My answer is "no, they should not".
Even the event’s organisers acknowledged this was not China’s “1976 moment”, referring to a legendary blind taste-off in Paris at which Californian wines were ranked higher than competing Bordeaux wines.
The Beijing competition pitted China’s best estates’ best wines against a ragbag of run-of-the-mill Bordeaux wines. Since the wines had to cost between 200 and 350 Yuan (€25 to €40) and French wines are subject to heavy import duties in China, the Bordeaux wines selected for the competition would have cost half that in France, so they were not exceptional.
To overcome the price disadvantage inflicted by duties, a few big European names have been tempted to make their own wine in China. Moët & Chandon is, with local state-owned agriculture company Ningxia Nongken, making “Champagne” along the Yellow River flood plains in Ningxia, China’s third-poorest province where farmers earn less than €2,300 per year.

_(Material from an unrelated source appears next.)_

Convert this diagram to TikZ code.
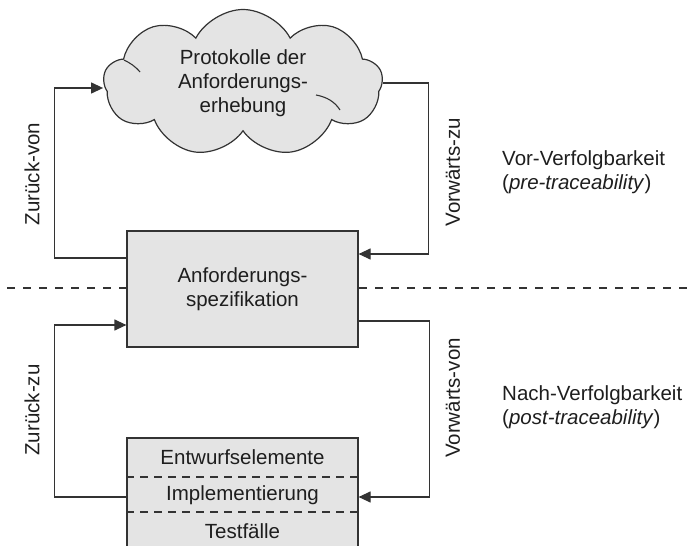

This watermelon-producing region is not steeped in wine culture, but Moët’s experts say Ningxia’s soil and climate closely match the terroir of Rheims. Really? Ningxia is 800 km west of Beijing, just south of the Gobi Desert and Mongolian steppes. The climate is semi-arid with hot, torrentially wet summers and winter temperatures as low as minus 25°C, when winemakers protect vines by burying them.
Curiously, Ningxia’s vaunted terroir, ideal (Moët’s experts say) for Chardonnay and Pinot Noir, is also where the top four Chinese Cabernet Sauvignon and Merlot-based wines at the Beijing taste-off originated. With its capacity to produce Champagne, Burgundy and Bordeaux imitations, tiny Ningxia province is an obliging hussy of a terroir. Luckily it is not also subject to typhoons, like Shandong province – another of China’s up-and-coming wine regions – where legendary French wine producer Château Lafite recently opened up a vineyard.
However, the Torres Spanish winemaking dynasty invested millions of euros in winemaking projects in China but subsequently pulled out. Family patriarch Miguel Torres told me: “China doesn’t have any good terroir.” Where the land is suitable, the weather isn’t right; where the weather is right, the land isn’t suitable.
The other problem for foreign companies wanting to make wine in China is that their new (and unwanted) business partner is likely to be the local communist party honcho.
Nothing can be done to avoid the second problem, but companies with millions to invest can always transform their terroirs, for example by importing pudding stones or adding minerals to the soil, even by changing weather patterns to make them more vine-friendly. California winemaker Michael Mondavi mused about the possibilities of terraforming in the wine film Mondovino: “Wouldn’t it be cool one day to make wine on the moon?” No, it wouldn’t, Mr Spock. It would be illogical. Who would buy it?
Foreign wine manufacturers setting up in China are hoping to capture local market share; they’re not yet talking about widely exporting. However, given the Chinese middle class’s extreme brand-consciousness – for whom Bordeaux, Burgundy and Champagne are key names – even this is a questionable business plan. Face would be lost if you entertained your Chinese business colleagues with anything but the real stuff.
Marketers selling “Made in China” wines are betting consumers’ perceptions can be changed. So we have the spectacle of Chinese wine industry officials trying to establish their country’s wine culture credentials, like an American presidential candidate trying to establish his Irish roots. But do seven 4,600-year-old ceramic pots from Shandong province containing fragments of grape seeds constitute a wine culture? Does the birth register really say O’Bama?